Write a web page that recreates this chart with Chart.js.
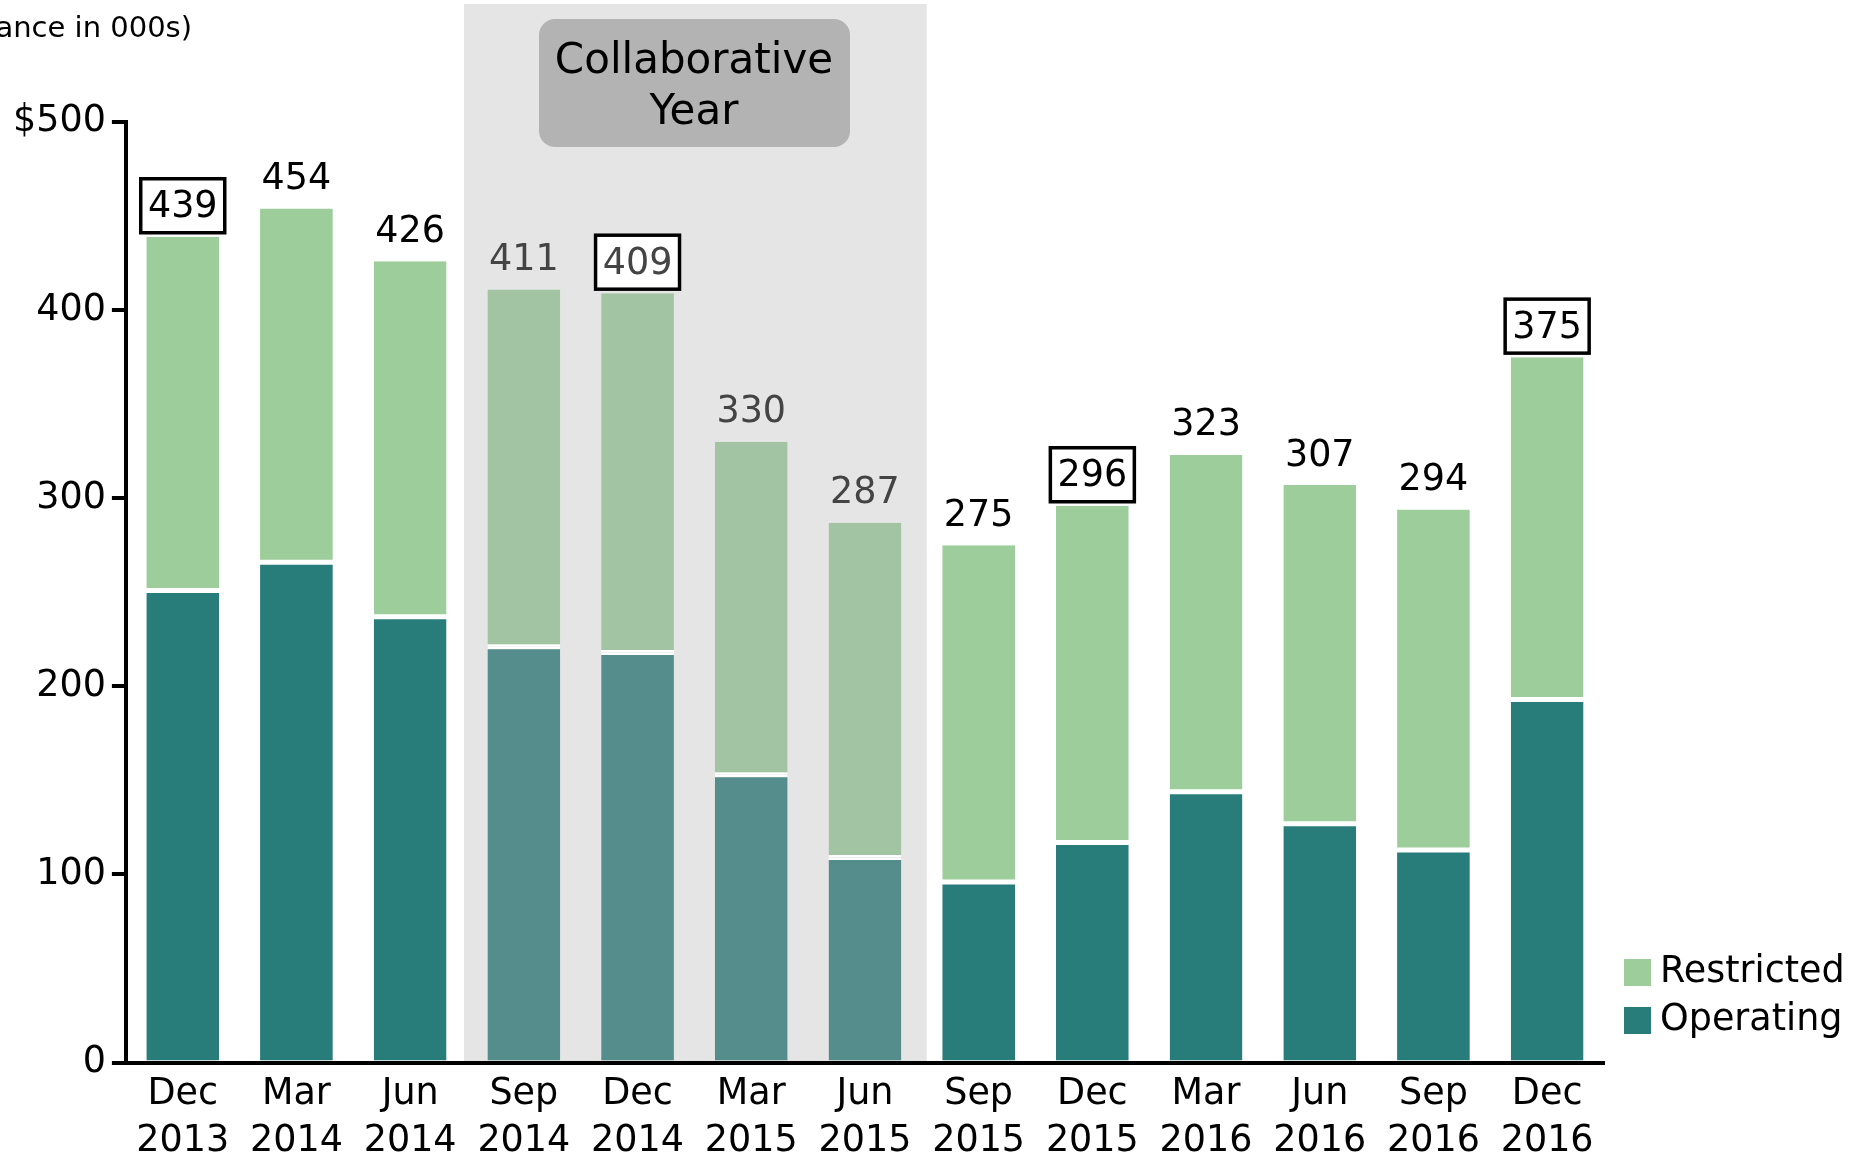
<!DOCTYPE html>
<html>
<head>
<meta charset="utf-8">
<title>Balance by quarter</title>
<script src="https://cdn.jsdelivr.net/npm/chart.js@4"></script>
<style>
  html, body { margin:0; padding:0; background:#fff; }
  #wrap { position:relative; width:1851px; height:1154px; }
</style>
</head>
<body>
<div id="wrap"><canvas id="chart" width="1851" height="1154"></canvas></div>
<script>
// ---- data (000s) ----
const quarters   = [['Dec','2013'],['Mar','2014'],['Jun','2014'],['Sep','2014'],['Dec','2014'],['Mar','2015'],
                    ['Jun','2015'],['Sep','2015'],['Dec','2015'],['Mar','2016'],['Jun','2016'],['Sep','2016'],['Dec','2016']];
const operating  = [251, 266, 237, 221, 218, 153, 109,  96, 117, 144, 127, 113, 193];
const restricted = [188, 188, 189, 190, 191, 177, 178, 179, 179, 179, 180, 181, 182];
const totals     = [439, 454, 426, 411, 409, 330, 287, 275, 296, 323, 307, 294, 375];
const boxedIdx   = [0, 4, 8, 12];
const collabIdx  = [3, 4, 5, 6];
const yTicks     = [0, 100, 200, 300, 400, 500];

const FONT = 'DejaVu Sans';
const FS = 36.5;
const COLORS = {
  operating:'#287d7b', restricted:'#9ccd9a',
  operatingFaded:'#548d8c', restrictedFaded:'#a3c4a3',
  shade:'#e5e5e5', collabBox:'#b3b3b3'
};

const inCollab = i => collabIdx.includes(i);

// shaded "Collaborative Year" band, title, value labels and legend
const decor = {
  id:'decor',
  beforeDraw(chart) {
    const { ctx, chartArea, scales:{ x } } = chart;
    const step = x.getPixelForValue(1) - x.getPixelForValue(0);
    const x0 = x.getPixelForValue(collabIdx[0]) - step/2 - 3;
    const x1 = x.getPixelForValue(collabIdx[collabIdx.length-1]) + step/2 + 5;
    ctx.save();
    ctx.fillStyle = COLORS.shade;
    ctx.fillRect(x0, 4, x1 - x0, chartArea.bottom - 4);

    // rounded label box
    ctx.fillStyle = COLORS.collabBox;
    ctx.beginPath();
    ctx.roundRect(539, 19, 311, 128, 16);
    ctx.fill();
    ctx.fillStyle = '#000';
    ctx.font = `42px "${FONT}"`;
    ctx.textAlign = 'center';
    ctx.textBaseline = 'middle';
    ctx.fillText('Collaborative', 694, 62);
    ctx.fillText('Year', 694, 113);

    // axis title, cut at the left edge
    ctx.font = `29px "${FONT}"`;
    ctx.textAlign = 'right';
    ctx.textBaseline = 'alphabetic';
    ctx.fillText('(Fund balance in 000s)', 192, 37);
    ctx.restore();
  },
  afterDatasetsDraw(chart) {
    const { ctx, scales:{ x, y } } = chart;
    ctx.save();
    ctx.font = `${FS}px "${FONT}"`;
    ctx.textAlign = 'center';
    ctx.textBaseline = 'middle';
    totals.forEach((t, i) => {
      const px = x.getPixelForValue(i);
      const py = y.getPixelForValue(t) - 30;
      if (boxedIdx.includes(i)) {
        ctx.fillStyle = '#fff';
        ctx.fillRect(px - 44, py - 30, 88, 58);
        ctx.lineWidth = 3.5;
        ctx.strokeStyle = '#000';
        ctx.strokeRect(px - 42, py - 28, 84, 54);
      }
      ctx.fillStyle = inCollab(i) ? '#444' : '#000';
      ctx.fillText(String(t), px, py + 1);
    });

    // legend
    const items = [
      { label:'Restricted', color:COLORS.restricted, y:972 },
      { label:'Operating',  color:COLORS.operating,  y:1020 }
    ];
    ctx.textAlign = 'left';
    items.forEach(it => {
      ctx.fillStyle = it.color;
      ctx.fillRect(1624, it.y - 13, 27, 27);
      ctx.fillStyle = '#000';
      ctx.fillText(it.label, 1660, it.y + 1);
    });
    ctx.restore();
  }
};

new Chart(document.getElementById('chart').getContext('2d'), {
  type:'bar',
  data:{
    labels: quarters,
    datasets:[
      { label:'Operating', data:operating,
        backgroundColor: operating.map((_, i) => inCollab(i) ? COLORS.operatingFaded : COLORS.operating),
        borderColor:'#fff', borderWidth:{ top:2.5, left:0, right:0, bottom:0 }, borderSkipped:false },
      { label:'Restricted', data:restricted,
        backgroundColor: restricted.map((_, i) => inCollab(i) ? COLORS.restrictedFaded : COLORS.restricted),
        borderColor:'#fff', borderWidth:{ top:0, left:0, right:0, bottom:2.5 }, borderSkipped:false }
    ]
  },
  options:{
    responsive:false,
    animation:false,
    datasets:{ bar:{ categoryPercentage:1, barPercentage:0.64 } },
    layout:{ padding:{ top:122, right:247, left:7, bottom:-12 } },
    plugins:{ legend:{ display:false }, tooltip:{ enabled:false } },
    scales:{
      x:{
        stacked:true,
        grid:{ display:false },
        border:{ display:true, color:'#000', width:4 },
        ticks:{ color:'#000', padding:1, font:{ family:FONT, size:FS, lineHeight:1.28 }, maxRotation:0, autoSkip:false }
      },
      y:{
        stacked:true, min:0, max:500,
        afterBuildTicks: axis => { axis.ticks = yTicks.map(v => ({ value:v })); },
        grid:{ drawOnChartArea:false, drawTicks:true, tickLength:14, color:'#000', lineWidth:4 },
        border:{ display:true, color:'#000', width:4 },
        ticks:{ color:'#000', padding:6, font:{ family:FONT, size:FS },
          callback: v => v === 500 ? '$500' : String(v) }
      }
    }
  },
  plugins:[decor]
});
</script>
</body>
</html>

=-=-=-=-=

Set task ▸ Repeat the lines of the listing above verbatim, beginning at its first line and ending at the line containing "ctx.fillRect(x0, 4, x1", which is included. Omit pictures.

Answer in full ▸
Write a web page that recreates this chart with Chart.js.
<!DOCTYPE html>
<html>
<head>
<meta charset="utf-8">
<title>Balance by quarter</title>
<script src="https://cdn.jsdelivr.net/npm/chart.js@4"></script>
<style>
  html, body { margin:0; padding:0; background:#fff; }
  #wrap { position:relative; width:1851px; height:1154px; }
</style>
</head>
<body>
<div id="wrap"><canvas id="chart" width="1851" height="1154"></canvas></div>
<script>
// ---- data (000s) ----
const quarters   = [['Dec','2013'],['Mar','2014'],['Jun','2014'],['Sep','2014'],['Dec','2014'],['Mar','2015'],
                    ['Jun','2015'],['Sep','2015'],['Dec','2015'],['Mar','2016'],['Jun','2016'],['Sep','2016'],['Dec','2016']];
const operating  = [251, 266, 237, 221, 218, 153, 109,  96, 117, 144, 127, 113, 193];
const restricted = [188, 188, 189, 190, 191, 177, 178, 179, 179, 179, 180, 181, 182];
const totals     = [439, 454, 426, 411, 409, 330, 287, 275, 296, 323, 307, 294, 375];
const boxedIdx   = [0, 4, 8, 12];
const collabIdx  = [3, 4, 5, 6];
const yTicks     = [0, 100, 200, 300, 400, 500];

const FONT = 'DejaVu Sans';
const FS = 36.5;
const COLORS = {
  operating:'#287d7b', restricted:'#9ccd9a',
  operatingFaded:'#548d8c', restrictedFaded:'#a3c4a3',
  shade:'#e5e5e5', collabBox:'#b3b3b3'
};

const inCollab = i => collabIdx.includes(i);

// shaded "Collaborative Year" band, title, value labels and legend
const decor = {
  id:'decor',
  beforeDraw(chart) {
    const { ctx, chartArea, scales:{ x } } = chart;
    const step = x.getPixelForValue(1) - x.getPixelForValue(0);
    const x0 = x.getPixelForValue(collabIdx[0]) - step/2 - 3;
    const x1 = x.getPixelForValue(collabIdx[collabIdx.length-1]) + step/2 + 5;
    ctx.save();
    ctx.fillStyle = COLORS.shade;
    ctx.fillRect(x0, 4, x1 - x0, chartArea.bottom - 4);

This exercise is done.